Aerial Photographs of
Archaeological Sites

Georg Gerster
Charlotte Trümpler,
Editor

(The J. Paul Getty Museum)
Almost 250 archaeological sites are pictured here, in full color, from above. Some are startling ... such as the 2,000 year old Pont-du-Gard of France [Fig. 1] or the astounding collection of temples at Angkor Thom, Cambodia, dating from 700 years ago. Each full-page full color photograph is given a 300 word run-down, along with a list of books or monographs that can be consulted for further information.

Some of these sites look like they belong on the moon, such as a "spring cone" from Iran. As far as we can tell, the verbal description may have come from another planet, too:

    [It] rises up from a stony calcareous sinter plateau 3km from Takht-i Suleiman ('Solomon's Throne', no. 18) .... The crater provides a textbook example of what the spring lake of Takht-i Suleiman, which may have come into existence after it, looks like from the inside.

Some of the more famous artifacts of the past don't look like they merit our time or attention. Stonehenge looks like the 18th hole of the National Golf Club at Augusta, while Morocco's ruins at Lixus appear like curlicues made by beach buggies on Padre Island. It might be the height of the plane, the balloon, the glider or the wings that were used to make the shot possible. It could be the angle, or, as important, the hour of the day that the photograph was taken.

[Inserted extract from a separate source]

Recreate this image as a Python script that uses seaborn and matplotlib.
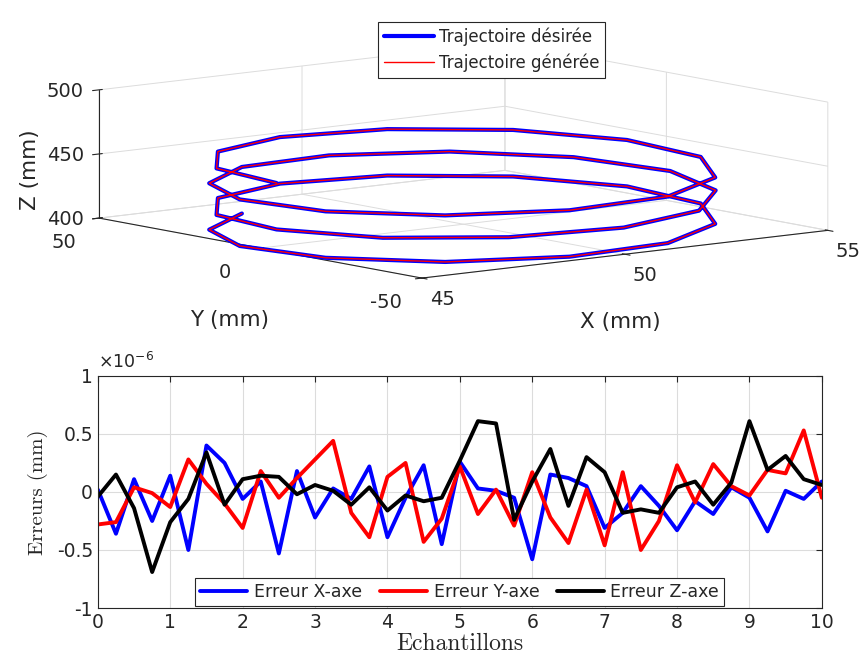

The Omayyad Palace looks to be a couple of grain silos from Omaha turned sideways and planted on the ground, but it becomes impressive if not mysterious because of the late-afternoon colors and shadows cast by a dying sun. At the same time, the sanctuary at Sanxay, France from the second century --- beautiful if you are on the ground --- appears not so different from what you might see flying over Eupora, Mississippi on a hot summer afternoon.

There are many of these pictures, however, that are worth writing home about, if not visiting. The Great Wall of China is just that: a great, stark, wild snake crossing a viciously inhospitable countryside. And in the final part of the catalogue, under "Mysterious Grandeur," we come upon [Fig. 2] a wild man, planted on a hillside, complete with club and improbable stony erection. He is to be found at Cerne Abbas, Dorset, England. The notes explain that no one really knows what the hell this maybe 300-year-old, maybe 1,800-year-old figure is all about, although, no kidding, the text suggests that it might have something to do with fertility, and couples who wanted babies were said to have joined forces on the mammoth ridge of the membrum vitale to insure an appropriate outcome.

An unexpected bonus in The Past from Above are the chapter headings, complete with sardonic quotes. Chapter Six, "Frontier Walls to Keep People Out (and In) --- Limes Pursuing Politics by Other Means --- Battlefields" comes with two mots. One is from Herodotus:

    Peace is the time when sons bury their fathers. War is the time when fathers bury their sons.

And this one comes from the omnipresent Anon:

    A war leaves behind it three armies in a country: an army of cripples, an army of mourners, and an army of thieves.